(Plotting code records)

_ _ _ _ _ _ _

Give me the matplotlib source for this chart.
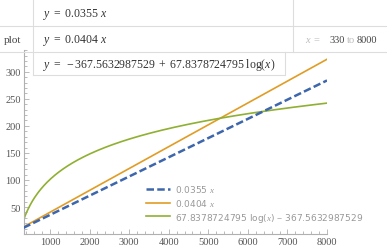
import matplotlib
matplotlib.use("Agg")
import matplotlib.pyplot as plt
from matplotlib.ticker import MultipleLocator
import numpy as np

plt.rcParams['mathtext.fontset'] = 'custom'
plt.rcParams['mathtext.rm'] = 'Liberation Serif'
plt.rcParams['mathtext.it'] = 'Liberation Serif:italic'

# fitted models shown in the table
x_min, x_max = 330, 8000
slope_a = 0.0355
slope_b = 0.0404
log_a = -367.5632987529
log_b = 67.8378724795

formulas = [r"$y\ =\ 0.0355\ x$",
            r"$y\ =\ 0.0404\ x$",
            r"$y\ =\ -367.5632987529\ +\ 67.8378724795\ \log(x)$"]
labels = [r"0.0355 $x$", r"0.0404 $x$", r"67.8378724795 log($x$) $-$ 367.5632987529"]
colors = ['#3d66ad', '#e19c24', '#8fb032']

W, H = 387, 253
fig = plt.figure(figsize=(W / 100, H / 100), dpi=100)

# main plot (pixel layout)
left, right, bottom, top = 23.5, 327, 235.1, 51
ax = fig.add_axes([left / W, 1 - bottom / H, (right - left) / W, (bottom - top) / H])

xs = np.linspace(x_min, x_max, 400)
ax.plot(xs, slope_b * xs, color=colors[1], lw=1.2, label=labels[1], zorder=2)
ax.plot(xs, log_a + log_b * np.log(xs), color=colors[2], lw=1.2, label=labels[2], zorder=2)
ax.plot(xs, slope_a * xs, color=colors[0], lw=1.8, dashes=(3, 1.3), label=labels[0], zorder=3)

ax.set_xlim(x_min, x_max)
ax.set_ylim(0, (bottom - top) / 0.541)
for s in ['top', 'right']:
    ax.spines[s].set_visible(False)
for s in ['left', 'bottom']:
    ax.spines[s].set_color('#b0b0b0')
    ax.spines[s].set_linewidth(0.8)
ax.set_xticks(range(1000, 8001, 1000))
ax.set_yticks(range(50, 301, 50))
ax.xaxis.set_minor_locator(MultipleLocator(200))
ax.yaxis.set_minor_locator(MultipleLocator(10))
ax.tick_params(which='both', direction='in', color='#b0b0b0', width=0.6,
               labelsize=7.5, labelcolor='#555555', pad=2)
ax.tick_params(which='major', length=3.5)
ax.tick_params(which='minor', length=2)
for t in ax.get_xticklabels() + ax.get_yticklabels():
    t.set_family('Liberation Serif')

h, l = ax.get_legend_handles_labels()
order = [2, 0, 1]
leg = ax.legend([h[i] for i in order], [l[i] for i in order],
                loc='upper left', bbox_to_anchor=(138 / W, 1 - 176 / H),
                bbox_transform=fig.transFigure, frameon=False, fontsize=6.5,
                handlelength=2.6, handletextpad=0.6, labelspacing=0.3)
for t in leg.get_texts():
    t.set_color('#999999')

# table overlay in pixel coordinates
ov = fig.add_axes([0, 0, 1, 1])
ov.set_xlim(0, W)
ov.set_ylim(H, 0)
ov.axis('off')
ov.patch.set_alpha(0)

gc = '#dddddd'
ov.add_patch(plt.Rectangle((33, 0), 260, 53, facecolor='white', edgecolor='none'))
ov.add_patch(plt.Rectangle((33, 53), 252, 23, facecolor='white', edgecolor='none'))
ov.plot([0, W], [27, 27], color=gc, lw=0.8)
ov.plot([0, W], [53, 53], color=gc, lw=0.8)
ov.plot([33, 33], [0, 76], color=gc, lw=0.8)
ov.plot([293, 293], [0, 53], color=gc, lw=0.8)
ov.plot([33, 285, 285], [76, 76, 53], color=gc, lw=0.8)

for yy, f in zip([14, 40, 65], formulas):
    ov.text(43, yy, f, fontsize=8.5, color='#333333', va='center', ha='left')

ov.text(4, 40, "plot", fontsize=8, color='#444444', va='center', ha='left',
        family='Liberation Serif')
ov.text(305, 40, r"$x\ =$", fontsize=7.5, color='#bbbbbb', va='center', ha='left')
ov.text(330, 40, "330", fontsize=7.5, color='#444444', va='center', ha='left',
        family='Liberation Serif')
ov.text(347, 40, "to", fontsize=7.5, color='#bbbbbb', va='center', ha='left',
        family='Liberation Serif')
ov.text(357, 40, "8000", fontsize=7.5, color='#444444', va='center', ha='left',
        family='Liberation Serif')

fig.savefig("out.png", dpi=100)
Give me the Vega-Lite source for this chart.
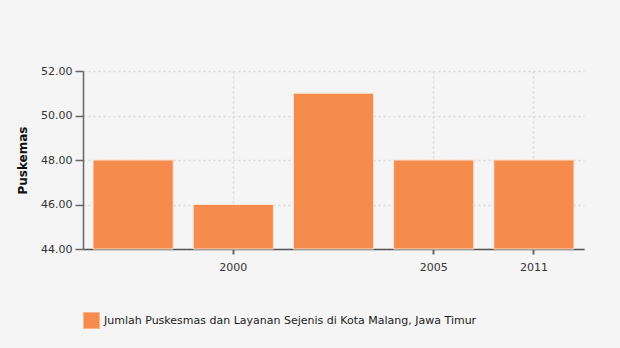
{
  "$schema": "https://vega.github.io/schema/vega-lite/v6.json",
  "autosize": "none",
  "width": 501,
  "height": 178,
  "padding": {"left": 83, "top": 71, "right": 36, "bottom": 99},
  "background": "#f5f5f5",
  "data": {"values": [
    {"tahun": "1999", "jumlah": 48, "seri": "Jumlah Puskesmas dan Layanan Sejenis di Kota Malang, Jawa Timur"},
    {"tahun": "2000", "jumlah": 46, "seri": "Jumlah Puskesmas dan Layanan Sejenis di Kota Malang, Jawa Timur"},
    {"tahun": "2004", "jumlah": 51, "seri": "Jumlah Puskesmas dan Layanan Sejenis di Kota Malang, Jawa Timur"},
    {"tahun": "2005", "jumlah": 48, "seri": "Jumlah Puskesmas dan Layanan Sejenis di Kota Malang, Jawa Timur"},
    {"tahun": "2011", "jumlah": 48, "seri": "Jumlah Puskesmas dan Layanan Sejenis di Kota Malang, Jawa Timur"}
  ]},
  "mark": {"type": "bar", "stroke": "#fbe3d3", "strokeWidth": 1},
  "encoding": {
    "x": {
      "field": "tahun", "type": "ordinal", "sort": null,
      "scale": {"paddingInner": 0.2, "paddingOuter": 0.1},
      "axis": {
        "title": null, "values": ["2000", "2005", "2011"], "labelAngle": 0,
        "labelFont": "DejaVu Sans", "labelFontSize": 11, "labelColor": "#333", "labelPadding": 7,
        "domainColor": "#555", "domainWidth": 1.5, "tickColor": "#666", "tickSize": 5, "tickWidth": 2,
        "grid": true, "gridColor": "#d8d8d8", "gridDash": [2, 3], "gridWidth": 1.5
      }
    },
    "y": {
      "field": "jumlah", "type": "quantitative",
      "scale": {"domain": [44, 52], "zero": false, "nice": false},
      "axis": {
        "title": "Puskemas", "titleFont": "DejaVu Sans", "titleFontSize": 12, "titleFontWeight": "bold",
        "titleColor": "#111", "titlePadding": 11,
        "values": [44, 46, 48, 50, 52], "format": ".2f",
        "labelFont": "DejaVu Sans", "labelFontSize": 11, "labelColor": "#333", "labelPadding": 3,
        "domainColor": "#666", "domainWidth": 1.5, "tickColor": "#666", "tickSize": 8, "tickWidth": 1.5,
        "grid": true, "gridColor": "#d8d8d8", "gridDash": [2, 3], "gridWidth": 1.5
      }
    },
    "y2": {"datum": 44},
    "color": {
      "field": "seri", "type": "nominal",
      "scale": {"range": ["#f58b4c"]},
      "legend": {
        "title": null, "orient": "none", "legendX": 0, "legendY": 241,
        "symbolType": "square", "symbolSize": 256, "symbolStrokeColor": "#f9b48a", "symbolStrokeWidth": 1,
        "labelFont": "DejaVu Sans", "labelFontSize": 11, "labelColor": "#222", "labelLimit": 600, "labelOffset": 4
      }
    }
  },
  "config": {"view": {"stroke": null}}
}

_ _ _ _ _ _ _

- [EXERCISE GOAL] Pictures do not belong in the copy. Repeat only the lines from the top of the records through the line containing "log_b = 67.8378724795".

- [SOLUTION FOR THIS EXERCISE]
Give me the matplotlib source for this chart.
import matplotlib
matplotlib.use("Agg")
import matplotlib.pyplot as plt
from matplotlib.ticker import MultipleLocator
import numpy as np

plt.rcParams['mathtext.fontset'] = 'custom'
plt.rcParams['mathtext.rm'] = 'Liberation Serif'
plt.rcParams['mathtext.it'] = 'Liberation Serif:italic'

# fitted models shown in the table
x_min, x_max = 330, 8000
slope_a = 0.0355
slope_b = 0.0404
log_a = -367.5632987529
log_b = 67.8378724795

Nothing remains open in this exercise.